The cherry on top is that we never even get any real deep sea horror either. You read and you read and you read, and at the end the most that is revealed from Leah is that she saw a giant eye. Deep in the ocean. A creature’s eye. Shocking! What revelation! There has never been a huge sea animal with an eye before, not in reality, not in fiction! What an original masterpiece! How scary! A sea animal that has an eye! That’s literally it, that’s the most we get.

If you think the book hints at anything… no it doesn’t. It gives absolutely nothing, no foundation, no hint, no clue, not a single breadcrumb for the reader to fill the blanks in. No, it gives absolutely nothing, and because you want to believe you didn’t waste your time reading this book only for the writer to have been too lazy to write anything, you gaslight yourself into believing there’s something between the lines, the book’s lack of content is actually eerie and hides something sinister. It doesn’t.

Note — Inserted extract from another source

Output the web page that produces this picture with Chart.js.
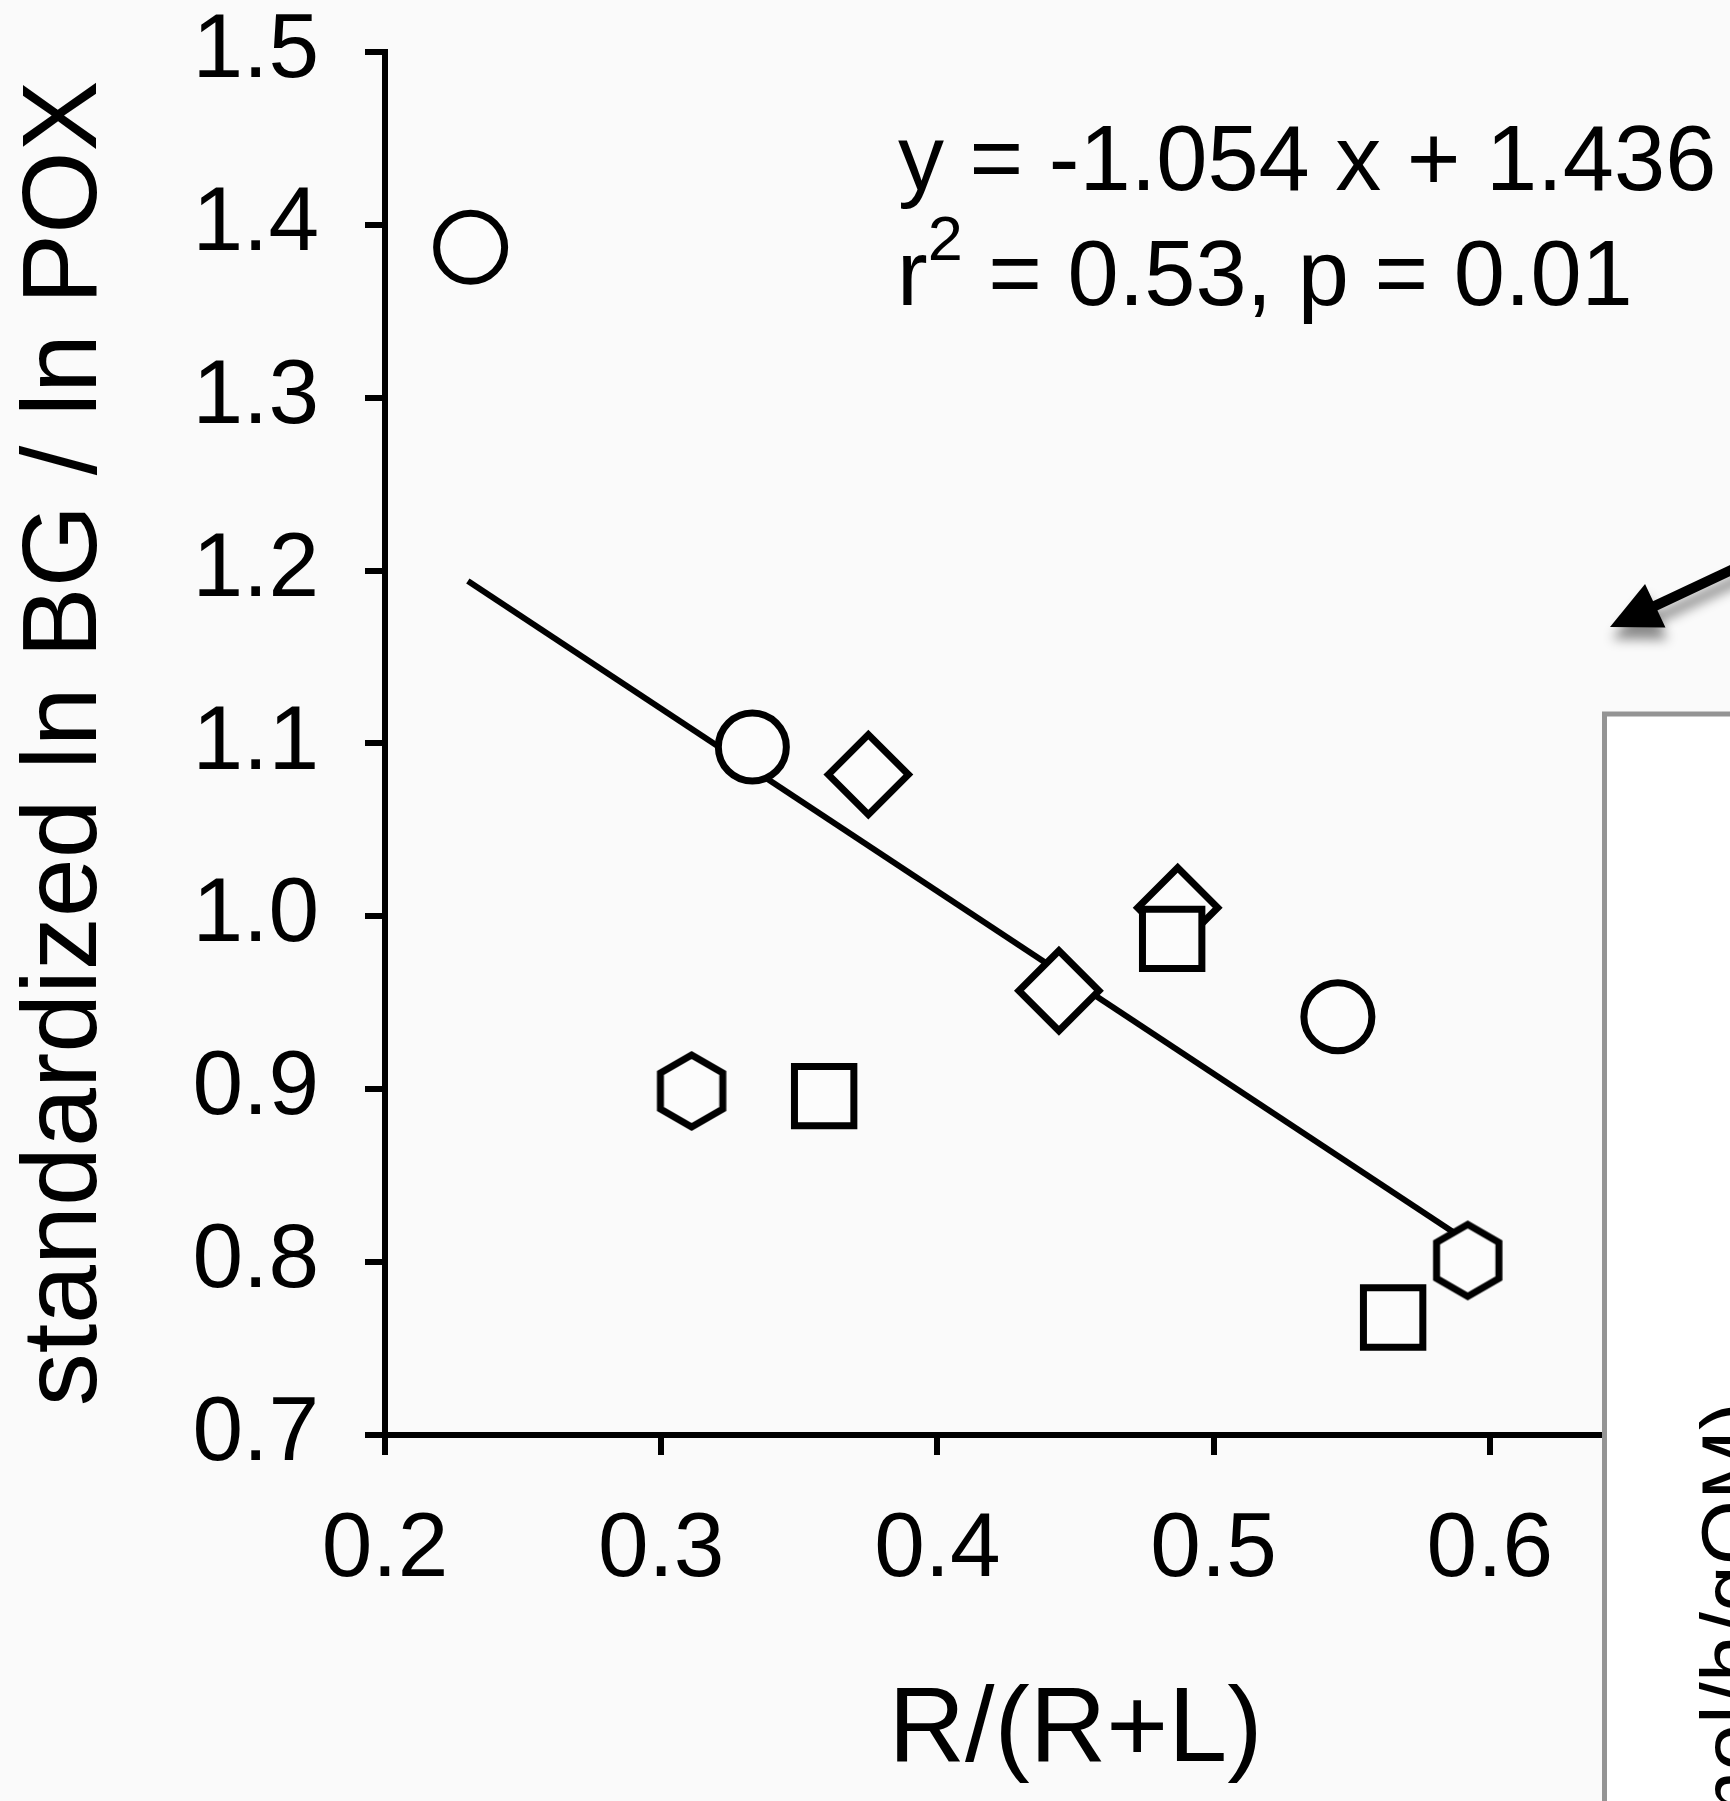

And to be clear — I don’t like plot-heavy books. I don’t care if nothing happens, I don’t need anything to happen. I read for the art of it. I read for the expression. But there is none of that here! This is a plot-based mass market book that doesn’t even have a style to make up for its lack of substance.

If you want to see what can be done with a similar premise (the effects of death at sea) pick up Vi Khi Nao’s Fish in Exile. It’s surreal and emotional and poetic and everything Our Wives Under the Sea would have benefitted insanely from having.